In Bell Atlantic Corp. v. Twombly, a representative of a purported class of local telephone service subscribers sued several major telephone companies for allegedly conspiring to suppress competition in violation of Sherman Act Section 1. The complaint alleged that the telephone companies conspired to restrain trade by engaging in parallel conduct in their respective service areas to prevent new competitors from competing in the market. The U.S. Court of Appeals for the Second Circuit reversed the decision of the district court, which had dismissed the complaint, and determined that the plaintiffs’ parallel conduct allegations were sufficient to withstand a motion to dismiss. The Second Circuit based its decision, in part, on the Supreme Court’s decision in Conley v. Gibson, finding that the defendants failed to show that there was "no set of facts" that would permit the plaintiffs to demonstrate that the particular parallelism asserted was the product of collusion.

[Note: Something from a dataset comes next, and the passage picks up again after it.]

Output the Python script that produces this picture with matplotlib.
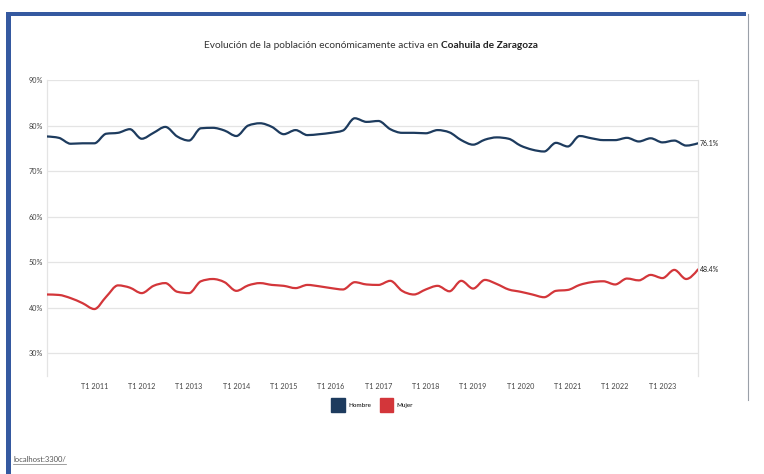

The Supreme Court reversed the Second Circuit’s determination that the plaintiffs’ allegations of parallel conduct were sufficient to withstand a motion to dismiss. The Supreme Court adopted a plausibility standard at the pleading stage, stating that Conley v. Gibson is "best forgotten as an incomplete, negative gloss on an accepted pleading standard." Under the plausibility standard, a complaint must contain enough facts to raise a reasonable expectation that discovery will reveal evidence of illegal agreements. With respect to an antitrust claim based upon conscious parallelism, allegations of parallel conduct without further factual enhancement ("plus factors") are insufficient to withstand a motion to dismiss. The court recognized that this requirement serves a practical purpose, "lest a plaintiff with ‘a largely groundless claim’ be allowed to ‘take up the time of a number of other people,’" through discovery.

The decision is very favorable for defendants in antitrust cases because claimants can no longer rely on the "no set of facts" language from Conley to defeat a motion to dismiss. Instead, a claimant must allege facts sufficient to meet the plausibility standard articulated in Twombly. This decision will significantly improve the prospect for motions to dismiss antitrust complaints alleging conscious parallelism without additional factual allegations supporting the existence of an agreement.